:: Data for processing
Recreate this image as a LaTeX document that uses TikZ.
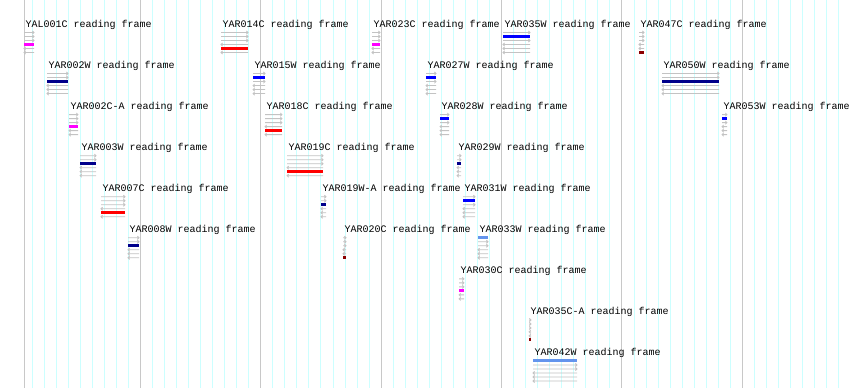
\documentclass[tikz,border=0pt]{standalone}
\usepackage{fontspec}
\newfontfamily\lblfont{Liberation Mono}
\definecolor{gridcyan}{RGB}{204,255,255}
\definecolor{gridgrey}{RGB}{200,200,200}
\definecolor{framegrey}{RGB}{195,195,195}
\definecolor{fr1}{RGB}{100,149,237}
\definecolor{fr2}{RGB}{0,0,255}
\definecolor{fr3}{RGB}{0,0,139}
\definecolor{fr4}{RGB}{255,0,255}
\definecolor{fr5}{RGB}{255,0,0}
\definecolor{fr6}{RGB}{139,0,0}
\tikzset{
  lbl/.style={font=\lblfont\fontsize{10}{12}\selectfont, anchor=base west, inner sep=0pt, text=black},
  cdsbar/.style={line width=3pt},
  frameline/.style={draw=framegrey, line width=0.8pt},
  cyanline/.style={draw=gridcyan, line width=1pt},
  greyline/.style={draw=gridgrey, line width=1pt}
}
\newcommand{\orfitem}[6]{%
  \pgfmathsetmacro{\orfy}{27.5+41.06*#4}%
  \pgfmathsetmacro{\orfe}{#2+#3}%
  \node[lbl] (#1) at (#2+1.5,\orfy) {#6};
  \foreach \r in {1,...,6}{%
    \pgfmathsetmacro{\ry}{\orfy+5+4*(\r-1)}%
    \ifnum\r=#5\relax
      \draw[cdsbar, color=fr#5] (#2,\ry) -- (\orfe,\ry);
    \else
      \ifnum\r<4\relax
        \draw[frameline] (#2,\ry) -- (\orfe,\ry) (\orfe-1.6,\ry-1.6) -- (\orfe,\ry) -- (\orfe-1.6,\ry+1.6);
      \else
        \draw[frameline] (#2,\ry) -- (\orfe,\ry) (#2+1.6,\ry-1.6) -- (#2,\ry) -- (#2+1.6,\ry+1.6);
      \fi
    \fi
  }%
}
\begin{document}
\begin{tikzpicture}[x=1pt,y=-1pt]
\fill[white] (0,0) rectangle (850,388);
\useasboundingbox (0,0) rectangle (850,388);
% grid
\draw[greyline] (24,0) -- (24,388);
\foreach \k in {0,...,67}{%
  \pgfmathsetmacro{\gx}{32+12.04*\k}%
  \pgfmathtruncatemacro{\gm}{mod(\k,10)}%
  \ifnum\gm=9\relax
    \draw[greyline] (\gx,0) -- (\gx,388);
  \else
    \draw[cyanline] (\gx,0) -- (\gx,388);
  \fi
}
% features
\orfitem{yal001c}{24}{10}{0}{4}{YAL001C reading frame}
\orfitem{yar014c}{221}{27}{0}{5}{YAR014C reading frame}
\orfitem{yar023c}{372}{8}{0}{4}{YAR023C reading frame}
\orfitem{yar035w}{503}{27}{0}{2}{YAR035W reading frame}
\orfitem{yar047c}{639}{5}{0}{6}{YAR047C reading frame}
\orfitem{yar002w}{47}{21}{1}{3}{YAR002W reading frame}
\orfitem{yar015w}{253}{12}{1}{2}{YAR015W reading frame}
\orfitem{yar027w}{426}{10}{1}{2}{YAR027W reading frame}
\orfitem{yar050w}{662}{57}{1}{3}{YAR050W reading frame}
\orfitem{yar002ca}{69}{9}{2}{4}{YAR002C-A reading frame}
\orfitem{yar018c}{265}{17}{2}{5}{YAR018C reading frame}
\orfitem{yar028w}{440}{9}{2}{2}{YAR028W reading frame}
\orfitem{yar053w}{722}{5}{2}{2}{YAR053W reading frame}
\orfitem{yar003w}{80}{16}{3}{3}{YAR003W reading frame}
\orfitem{yar019c}{287}{36}{3}{5}{YAR019C reading frame}
\orfitem{yar029w}{457}{4}{3}{3}{YAR029W reading frame}
\orfitem{yar007c}{101}{24}{4}{5}{YAR007C reading frame}
\orfitem{yar019wa}{321}{5}{4}{3}{YAR019W-A reading frame}
\orfitem{yar031w}{463}{12}{4}{2}{YAR031W reading frame}
\orfitem{yar008w}{128}{11}{5}{3}{YAR008W reading frame}
\orfitem{yar020c}{343}{3}{5}{6}{YAR020C reading frame}
\orfitem{yar033w}{478}{10}{5}{1}{YAR033W reading frame}
\orfitem{yar030c}{459}{5}{6}{4}{YAR030C reading frame}
\orfitem{yar035ca}{529}{2}{7}{6}{YAR035C-A reading frame}
\orfitem{yar042w}{533}{44}{8}{1}{YAR042W reading frame}
\end{tikzpicture}
\end{document}
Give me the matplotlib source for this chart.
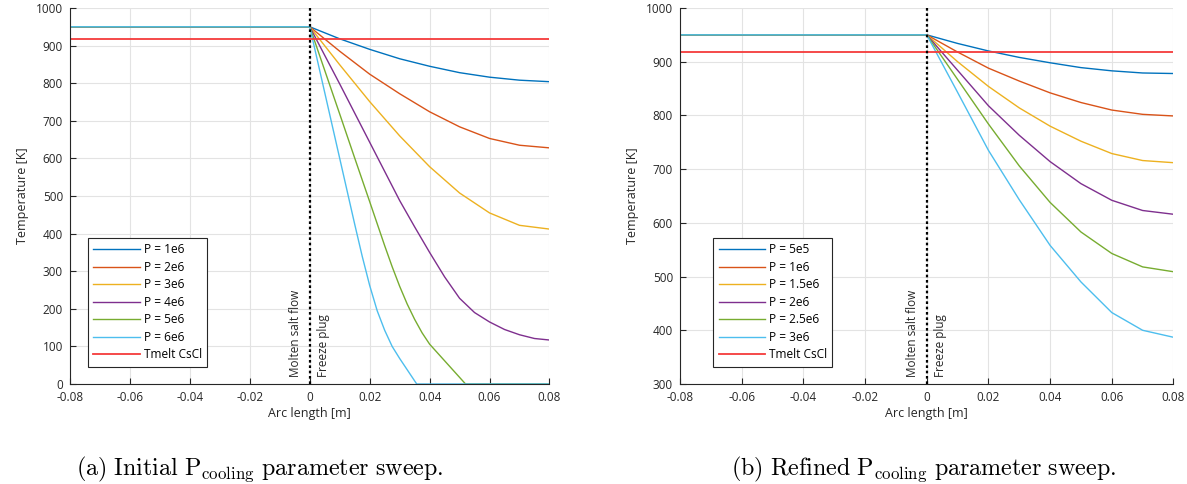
import matplotlib
matplotlib.use("Agg")
import matplotlib.pyplot as plt

plt.rcParams['font.family'] = ['Open Sans', 'DejaVu Sans']
plt.rcParams['mathtext.fontset'] = 'cm'

# --- data (x in m, T in K) ---
t_start = 950
t_melt = 918
x_flat = [-0.08, 0.0]

# (a) initial sweep
x_a = [0.0, 0.01, 0.02, 0.03, 0.04, 0.05, 0.06, 0.07, 0.08]
t_a_1e6 = [950, 918, 890, 865, 845, 828, 816, 808, 804]
t_a_2e6 = [950, 885, 824, 772, 724, 684, 653, 635, 628]
t_a_3e6 = [950, 849, 751, 660, 578, 508, 455, 422, 412]
x_a_4e6 = [0.0, 0.01, 0.02, 0.03, 0.035, 0.04, 0.045, 0.05, 0.055, 0.06,
           0.065, 0.07, 0.075, 0.08]
t_a_4e6 = [950, 798, 643, 488, 418, 350, 285, 228, 190, 165, 145, 131, 121, 117]
x_a_5e6 = [0.0, 0.005, 0.01, 0.015, 0.02, 0.025, 0.0275, 0.03, 0.0325, 0.035,
           0.0375, 0.04, 0.052, 0.08]
t_a_5e6 = [950, 834, 718, 601, 485, 368, 312, 260, 213, 172, 136, 106, 0, 0]
x_a_6e6 = [0.0, 0.005, 0.01, 0.015, 0.0175, 0.02, 0.0225, 0.025, 0.0275, 0.03,
           0.0357, 0.08]
t_a_6e6 = [950, 775, 600, 425, 340, 262, 195, 143, 100, 68, 0, 0]
labels_a = ['P = 1e6', 'P = 2e6', 'P = 3e6', 'P = 4e6', 'P = 5e6', 'P = 6e6']

# (b) refined sweep
x_b = [0.0, 0.01, 0.02, 0.03, 0.04, 0.05, 0.06, 0.07, 0.08]
t_b_5e5 = [950, 934, 920, 908, 898, 889, 883, 879, 878]
t_b_1e6 = [950, 918, 888, 864, 842, 824, 810, 802, 799]
t_b_15e6 = [950, 900, 854, 814, 780, 752, 729, 716, 712]
t_b_2e6 = [950, 884, 818, 763, 714, 673, 642, 623, 616]
t_b_25e6 = [950, 867, 784, 706, 638, 583, 543, 518, 509]
t_b_3e6 = [950, 843, 735, 643, 558, 490, 433, 400, 387]
labels_b = ['P = 5e5', 'P = 1e6', 'P = 1.5e6', 'P = 2e6', 'P = 2.5e6', 'P = 3e6']

colors = ['#0072BD', '#D95319', '#EDB120', '#7E2F8E', '#77AC30', '#4DBEEE']
txt = '#262626'

series_a = [(x_a, t_a_1e6), (x_a, t_a_2e6), (x_a, t_a_3e6), (x_a_4e6, t_a_4e6),
            (x_a_5e6, t_a_5e6), (x_a_6e6, t_a_6e6)]
series_b = [(x_b, t_b_5e5), (x_b, t_b_1e6), (x_b, t_b_15e6), (x_b, t_b_2e6),
            (x_b, t_b_25e6), (x_b, t_b_3e6)]

fig = plt.figure(figsize=(11.87, 4.84), dpi=100)
ax1 = fig.add_axes([0.0590, 0.2066, 0.4039, 0.7769])
ax2 = fig.add_axes([0.5729, 0.2066, 0.4157, 0.7769])


def draw(ax, series, labels, ylim, yticks, leg_anchor):
    for (xs, ts), c, lab in zip(series, colors, labels):
        ax.plot(x_flat + xs, [t_start, t_start] + ts, color=c, lw=1.0, label=lab)
    ax.plot([-0.08, 0.08], [t_melt, t_melt], color='#F53A3A', lw=1.3, label='Tmelt CsCl')
    ax.axvline(0, color='black', ls=(0, (1.2, 1.2)), lw=1.6)
    ax.set_xlim(-0.08, 0.08)
    ax.set_ylim(*ylim)
    ax.set_xticks([-0.08, -0.06, -0.04, -0.02, 0, 0.02, 0.04, 0.06, 0.08])
    ax.set_xticklabels(['-0.08', '-0.06', '-0.04', '-0.02', '0', '0.02', '0.04', '0.06', '0.08'])
    ax.set_yticks(yticks)
    ax.grid(True, color='#E3E3E3', lw=0.8)
    ax.set_axisbelow(True)
    for s in ['top', 'right']:
        ax.spines[s].set_visible(False)
    for s in ['left', 'bottom']:
        ax.spines[s].set_color(txt)
        ax.spines[s].set_linewidth(0.8)
    ax.tick_params(direction='in', length=4, width=0.8, colors=txt, labelsize=8.5)
    ax.tick_params(axis='x', pad=5)
    ax.tick_params(axis='y', pad=5)
    ax.set_xlabel('Arc length [m]', fontsize=9, color=txt, labelpad=2)
    ax.set_ylabel('Temperature [K]', fontsize=9, color=txt, labelpad=5)
    yb = ylim[0] + (ylim[1] - ylim[0]) * 0.018
    ax.text(-0.0025, yb, 'Molten salt flow', rotation=90, ha='right', va='bottom',
            fontsize=8.5, color=txt)
    ax.text(0.0025, yb, 'Freeze plug', rotation=90, ha='left', va='bottom',
            fontsize=8.5, color=txt)
    leg = ax.legend(loc='lower left', bbox_to_anchor=leg_anchor, fontsize=8.6,
                    handlelength=3.9, handletextpad=0.3, labelspacing=0.38,
                    borderpad=0.45, fancybox=False, framealpha=1,
                    edgecolor='#262626')
    leg.get_frame().set_linewidth(0.8)


draw(ax1, series_a, labels_a, (0, 1000), range(0, 1001, 100), (0.025, 0.03))
draw(ax2, series_b, labels_b, (300, 1000), range(300, 1001, 100), (0.055, 0.03))

fig.text(0.219, 0.03, r'$\mathrm{(a)\ Initial\ P_{cooling}\ parameter\ sweep.}$',
         ha='center', va='center', fontsize=17.3)
fig.text(0.778, 0.03, r'$\mathrm{(b)\ Refined\ P_{cooling}\ parameter\ sweep.}$',
         ha='center', va='center', fontsize=17.3)

fig.savefig('out.png', dpi=100)
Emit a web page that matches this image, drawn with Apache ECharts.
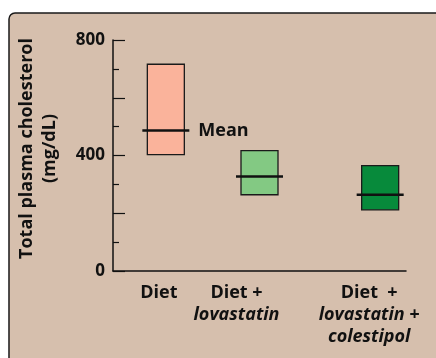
<!DOCTYPE html>
<html>
<head>
<meta charset="utf-8">
<script src="https://cdn.jsdelivr.net/npm/echarts@6/dist/echarts.min.js"></script>
<style>
  html, body { margin: 0; padding: 0; background: #fff; }
  #main { width: 436px; height: 358px; }
</style>
</head>
<body>
<div id="main"></div>
<script>
// data
var categories = ['Diet', 'Diet + lovastatin', 'Diet + lovastatin + colestipol'];
var lowValues = [403, 264, 212];
var highValues = [716, 417, 365];
var meanValues = [487, 327, 264];
var yTickLabels = ['0', '400', '800'];

var boxColors = ['#fab39b', '#83c983', '#078a3b'];
// label lines for each category (rich text, i = italic)
var categoryLines = [
  ['Diet'],
  ['Diet +', '{i|lovastatin}'],
  ['Diet  +', '{i|lovastatin +}', '{i|colestipol}']
];
// small per-box pixel nudges, the original isn't evenly spaced
var boxShift = [4, 0, 23];
var labelShift = [-3, -23, 12];

var chart = echarts.init(document.getElementById('main'));
var font = '"Open Sans", "DejaVu Sans", sans-serif';
var fs = 18;

var option = {
  backgroundColor: '#fff',
  animation: false,
  graphic: [{
    type: 'rect',
    z: -10,
    shape: { x: 9, y: 13, width: 440, height: 360, r: 6 },
    style: { fill: '#d6bfad', stroke: '#1a1a1a', lineWidth: 1.5 }
  }],
  grid: { left: 113, top: 40, right: 30, bottom: 87 },
  xAxis: {
    type: 'category',
    data: categories,
    axisLine: { lineStyle: { color: '#111', width: 1.5 } },
    axisTick: { show: false },
    axisLabel: { show: false }
  },
  yAxis: {
    type: 'value',
    min: 0,
    max: 800,
    interval: 200,
    name: 'Total plasma cholesterol\n(mg/dL)',
    nameLocation: 'middle',
    nameGap: 52,
    nameTextStyle: {
      fontFamily: font, fontWeight: 'bold', fontSize: fs,
      color: '#111', lineHeight: 23, padding: [0, 0, 0, 14]
    },
    axisLine: { show: true, lineStyle: { color: '#111', width: 1.5 } },
    axisTick: { show: true, inside: true, length: 12, lineStyle: { color: '#111', width: 1.2 } },
    minorTick: { show: true, splitNumber: 2, length: 6, lineStyle: { color: '#111', width: 1.2 } },
    splitLine: { show: false },
    axisLabel: {
      margin: 8,
      fontFamily: font, fontWeight: 'bold', fontSize: 17, color: '#111',
      formatter: function (v) {
        var s = String(v);
        return yTickLabels.indexOf(s) >= 0 ? s : '';
      }
    }
  },
  series: [{
    type: 'custom',
    clip: false,
    data: categories.map(function (c, i) {
      return [i, lowValues[i], highValues[i], meanValues[i]];
    }),
    renderItem: function (params, api) {
      var i = api.value(0);
      var lo = api.coord([i, api.value(1)]);
      var hi = api.coord([i, api.value(2)]);
      var mn = api.coord([i, api.value(3)]);
      var base = api.coord([i, 0]);
      var cx = lo[0] + boxShift[i];
      var w = 37;
      var children = [
        {
          type: 'rect',
          shape: { x: cx - w / 2, y: hi[1], width: w, height: lo[1] - hi[1] },
          style: { fill: boxColors[i], stroke: '#1a1a1a', lineWidth: 1.3 }
        },
        {
          type: 'line',
          shape: { x1: cx - w / 2 - 5, y1: mn[1], x2: cx + w / 2 + 5, y2: mn[1] },
          style: { stroke: '#111', lineWidth: 2.5 }
        },
        {
          type: 'text',
          style: {
            text: categoryLines[i].join('\n'),
            x: base[0] + labelShift[i],
            y: base[1] + 11,
            align: 'center',
            verticalAlign: 'top',
            fontFamily: font, fontWeight: 'bold', fontSize: fs,
            lineHeight: 22,
            fill: '#111',
            rich: {
              i: { fontFamily: font, fontWeight: 'bold', fontStyle: 'italic', fontSize: fs, lineHeight: 22, color: '#111' }
            }
          }
        }
      ];
      if (i === 0) {
        children.push({
          type: 'text',
          style: {
            text: 'Mean',
            x: cx + w / 2 + 14,
            y: mn[1],
            align: 'left',
            verticalAlign: 'middle',
            fontFamily: font, fontWeight: 'bold', fontSize: fs,
            fill: '#111'
          }
        });
      }
      return { type: 'group', children: children };
    }
  }]
};

chart.setOption(option);
</script>
</body>
</html>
::::
Quote exactly what appears from the line containing "Emit a web page" through the line containing "var fs = 18;", both included, except for the pictures, and nothing more.

Emit a web page that matches this image, drawn with Apache ECharts.
<!DOCTYPE html>
<html>
<head>
<meta charset="utf-8">
<script src="https://cdn.jsdelivr.net/npm/echarts@6/dist/echarts.min.js"></script>
<style>
  html, body { margin: 0; padding: 0; background: #fff; }
  #main { width: 436px; height: 358px; }
</style>
</head>
<body>
<div id="main"></div>
<script>
// data
var categories = ['Diet', 'Diet + lovastatin', 'Diet + lovastatin + colestipol'];
var lowValues = [403, 264, 212];
var highValues = [716, 417, 365];
var meanValues = [487, 327, 264];
var yTickLabels = ['0', '400', '800'];

var boxColors = ['#fab39b', '#83c983', '#078a3b'];
// label lines for each category (rich text, i = italic)
var categoryLines = [
  ['Diet'],
  ['Diet +', '{i|lovastatin}'],
  ['Diet  +', '{i|lovastatin +}', '{i|colestipol}']
];
// small per-box pixel nudges, the original isn't evenly spaced
var boxShift = [4, 0, 23];
var labelShift = [-3, -23, 12];

var chart = echarts.init(document.getElementById('main'));
var font = '"Open Sans", "DejaVu Sans", sans-serif';
var fs = 18;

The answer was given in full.